Ogni giorno di detenzione è “di sequestro”
Dice Pannella che il problema della detenzione di Sofri viene posto alla coscienza civile, allo Stato, ai tutori della Costituzione e del buon funzionamento delle leggi. Dice che dovranno rispondere a una domanda: se Sofri in prigione serva all’immagine della legge, del carcere, della libertà, “uno che ovunque verrebbe ricoperto di lauree ad honorem”. Ma quel che conta è la risposta, che deve arrivare, “e arriverà, entro novembre: perché se vogliono tenerlo ancora in galera, devono dirlo”. Intanto, per il momento, “ogni giorno di detenzione è un giorno in più come di sequestro, di sprezzo della legalità”. E allora per il momento Marco Pannella ha scelto di digiunare per un po’ di giorni, “perché lo sciopero della fame serve, malgrado l’inflazione e malgrado la banalizzazione, serve se c’è la convinzione di agire per la legalità”. Quindi oggi al partito Radicale terrà la sua conferenza stampa, insieme a Daniele Capezzone, e spiegherà quel che sta facendo. Per Sofri ma prima ancora per il diritto positivo. “Questa è la partenza. Dopodiché, si va avanti”. Ed è sicuro che, anche questa volta, sarà lui a spuntarla.

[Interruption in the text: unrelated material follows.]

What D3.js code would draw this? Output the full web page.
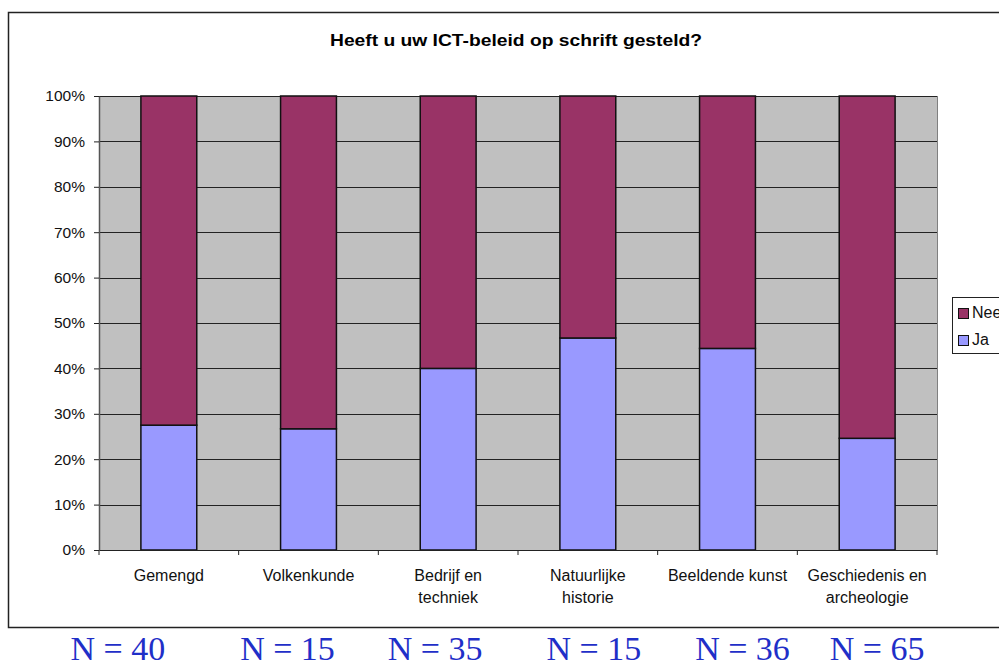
<!DOCTYPE html>
<html>
<head>
<meta charset="utf-8">
<script src="https://cdn.jsdelivr.net/npm/d3@7"></script>
<style>
  body { margin: 0; background: #fff; }
  svg { display: block; font-family: "Liberation Sans", Arial, sans-serif; }
</style>
</head>
<body>
<div id="chart-area"></div>
<script>
const categories = ["Gemengd", "Volkenkunde", "Bedrijf en techniek", "Natuurlijke historie", "Beeldende kunst", "Geschiedenis en archeologie"];
const labelLines = [["Gemengd"], ["Volkenkunde"], ["Bedrijf en", "techniek"], ["Natuurlijke", "historie"], ["Beeldende kunst"], ["Geschiedenis en", "archeologie"]];
const jaValues = [27.5, 26.7, 40.0, 46.7, 44.4, 24.6];
const neeValues = [72.5, 73.3, 60.0, 53.3, 55.6, 75.4];
const nCounts = [40, 15, 35, 15, 36, 65];
const yTicks = [0, 10, 20, 30, 40, 50, 60, 70, 80, 90, 100];
const seriesNames = ["Nee", "Ja"];
const colors = { Nee: "#993366", Ja: "#9999FF" };

// N = .. boxes sit a bit off the bar centres in the original slide
const nShift = [-51, -21, -13, 6, 15, 10];

const W = 999, H = 664;
const margin = { left: 99, top: 96, right: 62, bottom: 114 };
const plotW = 937 - margin.left;
const plotH = 550 - margin.top;

const svg = d3.select("#chart-area").append("svg").attr("width", W).attr("height", H);

// chart frame
svg.append("rect").attr("x", 8.5).attr("y", 12.5).attr("width", 1000).attr("height", 615)
    .attr("fill", "white").attr("stroke", "#222").attr("stroke-width", 1.5);

svg.append("text").attr("x", 516).attr("y", 46)
    .attr("text-anchor", "middle").attr("font-size", "17px").attr("font-weight", "bold")
    .attr("textLength", 372).attr("lengthAdjust", "spacingAndGlyphs")
    .text("Heeft u uw ICT-beleid op schrift gesteld?");

const group = svg.append("g").attr("transform", `translate(${margin.left},${margin.top})`);

const x = d3.scaleBand().domain(categories).range([0, plotW]).paddingInner(0.6).paddingOuter(0.3);
const y = d3.scaleLinear().domain([0, 100]).range([plotH, 0]);

group.append("rect").attr("width", plotW).attr("height", plotH).attr("fill", "#C0C0C0");

group.selectAll("line.grid").data(yTicks.slice(1)).enter().append("line")
    .attr("class", "grid")
    .attr("x1", 0).attr("x2", plotW)
    .attr("y1", d => Math.round(y(d)) + 0.5).attr("y2", d => Math.round(y(d)) + 0.5)
    .attr("stroke", "#222").attr("stroke-width", 1);

group.append("line").attr("x1", plotW + 0.5).attr("x2", plotW + 0.5).attr("y1", 0).attr("y2", plotH)
    .attr("stroke", "#808080");

const rows = categories.map((c, i) => ({ cat: c, Ja: jaValues[i], Nee: neeValues[i] }));
const stack = d3.stack().keys(["Ja", "Nee"])(rows);

group.selectAll("g.series").data(stack).enter().append("g")
    .attr("class", "series")
    .attr("fill", d => colors[d.key])
    .selectAll("rect").data(d => d).enter().append("rect")
    .attr("x", d => x(d.data.cat))
    .attr("y", d => y(d[1]))
    .attr("width", x.bandwidth())
    .attr("height", d => y(d[0]) - y(d[1]))
    .attr("stroke", "#111").attr("stroke-width", 1.5);

const yAxis = group.append("g").call(d3.axisLeft(y).tickValues(yTicks).tickFormat(d => d + "%").tickSize(5).tickSizeOuter(0));
yAxis.select(".domain").attr("stroke", "#555").attr("stroke-width", 1.5);
yAxis.selectAll(".tick line").attr("stroke", "#222");
yAxis.selectAll("text").attr("font-size", "15.5px").attr("fill", "#111").attr("x", -14)
    .attr("font-family", "Liberation Sans, Arial, sans-serif");

const xAxis = group.append("g").attr("transform", `translate(0,${plotH})`)
    .call(d3.axisBottom(x).tickValues([]).tickSizeOuter(0));
xAxis.select(".domain").attr("stroke", "#222");

// category separators below axis
const sepPos = d3.range(categories.length + 1).map(i => i * plotW / categories.length);
xAxis.selectAll("line.sep").data(sepPos).enter().append("line")
    .attr("class", "sep").attr("x1", d => d).attr("x2", d => d).attr("y1", 0).attr("y2", 5)
    .attr("stroke", "#222");

const catLabels = xAxis.selectAll("text.cat").data(categories).enter().append("text")
    .attr("class", "cat")
    .attr("text-anchor", "middle")
    .attr("font-size", "16px").attr("fill", "#111")
    .attr("font-family", "Liberation Sans, Arial, sans-serif")
    .attr("transform", d => `translate(${x(d) + x.bandwidth() / 2},31)`);
catLabels.selectAll("tspan").data((d, i) => labelLines[i]).enter().append("tspan")
    .attr("x", 0).attr("dy", (d, i) => i === 0 ? 0 : 22).text(d => d);

// legend
const legend = svg.append("g").attr("transform", "translate(952,297)");
legend.append("rect").attr("x", 0.5).attr("y", 0.5).attr("width", 60).attr("height", 56)
    .attr("fill", "white").attr("stroke", "#222");
seriesNames.forEach((s, i) => {
    const row = legend.append("g").attr("transform", `translate(6,${11 + i * 27})`);
    row.append("rect").attr("x", 0.5).attr("y", 0.5).attr("width", 10).attr("height", 10)
        .attr("fill", colors[s]).attr("stroke", "#111");
    row.append("text").attr("x", 14).attr("y", 10).attr("font-size", "16px").attr("fill", "#111").text(s);
});

// N counts under the chart
svg.selectAll("text.n").data(nCounts).enter().append("text")
    .attr("class", "n")
    .attr("x", (d, i) => margin.left + x(categories[i]) + x.bandwidth() / 2 + nShift[i])
    .attr("y", 660)
    .attr("text-anchor", "middle")
    .attr("font-family", "Liberation Serif, Times New Roman, serif")
    .attr("font-size", "34px")
    .attr("fill", "#1f2fc8")
    .text(d => `N = ${d}`);
</script>
</body>
</html>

Questa è stata la risposta di Adriano Sofri nella “Piccola posta” del Foglio lo stesso giorno:
Caro Marco Pannella, stavo già cercando il modo di dirlo ai troppi che da un paio d’anni digiunano per me, adesso dovrò trovare il modo di spiegarlo anche a te. Il fatto è che io stesso non padroneggio del tutto il punto. Il punto è quella vera mutazione per la quale uno che sentiva di essere venuto al mondo, per così dire, a digiunare per gli altri, diventa uno per il quale gli altri digiunano. Ti ho sentito ieri impiegare parole come “lietamente” e “amore”, dunque ne sono stato consolato. Mi raccomando.